A: Rental yields have not come down for us and I don't think most of the sector - the data tendencies which come as loading rental is incremental for all the tower company. So, rental yields for us also year-on-year (Y-o-Y) keeps going up because contractually also there is an increase that happens for all the tower companies. So, I don't see them getting impacted significantly.
Q: I have been talking to Viom management for quite some time, the sense over the last couple of quarters was, SREI Infrastructure had also spoken to us indicating that there is a need for fresh liquidity for Viom to be able to scale up and go to the next leg of growth. So once ATC comes in, I believe that Rs 7,600 crore plus will be going to the shareholders. Is there any kind of clarity or any kind of commitment you have as to how much of fresh liquidity ATC will put into the company?
A: As of now, Viom is self funded completely, because we generate big cash flows and if you recall we had over Rs 8,000 crore of debt three years back, we are down to sub Rs 5,500 crore end of September. So this is through cash flows from operations that we are able to fund it now and bring down debt. At the end of this financial year, our Debt to Earnings Before Interest, Taxes, Depreciation and Amortization (EBIDTA) ratio should be extremely healthy at probably sub 2.5 or thereabouts. So therefore funding operations and funding growth is not such a challenge for Viom. It is how fast you want to grow that potentially needs liquidity. If the growth prospects really shoots through the roof then yes, there will be equity requirements of much higher levels. That is when those discussions will happen. As of now for the growth that we foresee which is double digit growth I don't foresee as a challenge.
Q: In that case can you just to help me simplify the financials, currently what is the EBITDA, the rental and the tenancy ratios that you have and by how much will these three figures go up post ATC coming on board, post the integration.
A: Current EBITDA last year we just finished is upwards of Rs 1,800 crore and I see that Viom as a standalone - I can't speak for the combined entity at this stage - Viom's stand alone should be looking at a double digit kind of EBITDA growth Y-o-Y which we continue to do and should be looking at that from year on as well driven by growth.
Q: Will there be a change in branding of Viom once ATC comes on board?
A: Too early to say about all those things what finally will be the look and feel etc but right now we have work to do and to focus on the business.
Q: ATC has been looking at acquisitions across the board. This is a large acquisition but going forward would the combined entity look at a larger acquisition because if you do you will beat your immediate peer Bharti Infratel, wont you?
A: Yes. The combined shareholder once it is an integrated merged entity will have to revaluate and take that call as and when that happens. It is too early to talk about those things at this stage.
Q: Can you give me a sense of the financial that will stand, of the merged entity post integration? We are trying to understand exactly what is the kind of leg-up, in terms of growth that you will see. So just a sense as to once the deal is completed, what will be the financials of Viom?

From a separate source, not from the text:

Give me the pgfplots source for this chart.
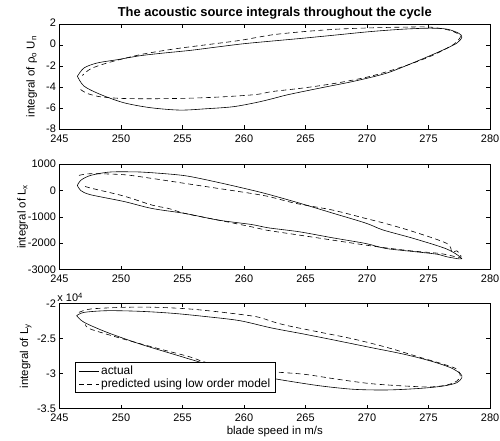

A: It is only post the due diligence, reverse due diligence that those numbers will play out and will become visible, which like I said will take a good four to six months.
Q: Listing was something you were looking at. Now it is out of the radar or maybe three to four years from now you will look at a listing of Viom networks as well?
A: Extremely futuristic right now to answer that one, but right now the focus is customers, continue to run a great company and we will see what happens three to four years down the line. I am sure we will touch base again sometime.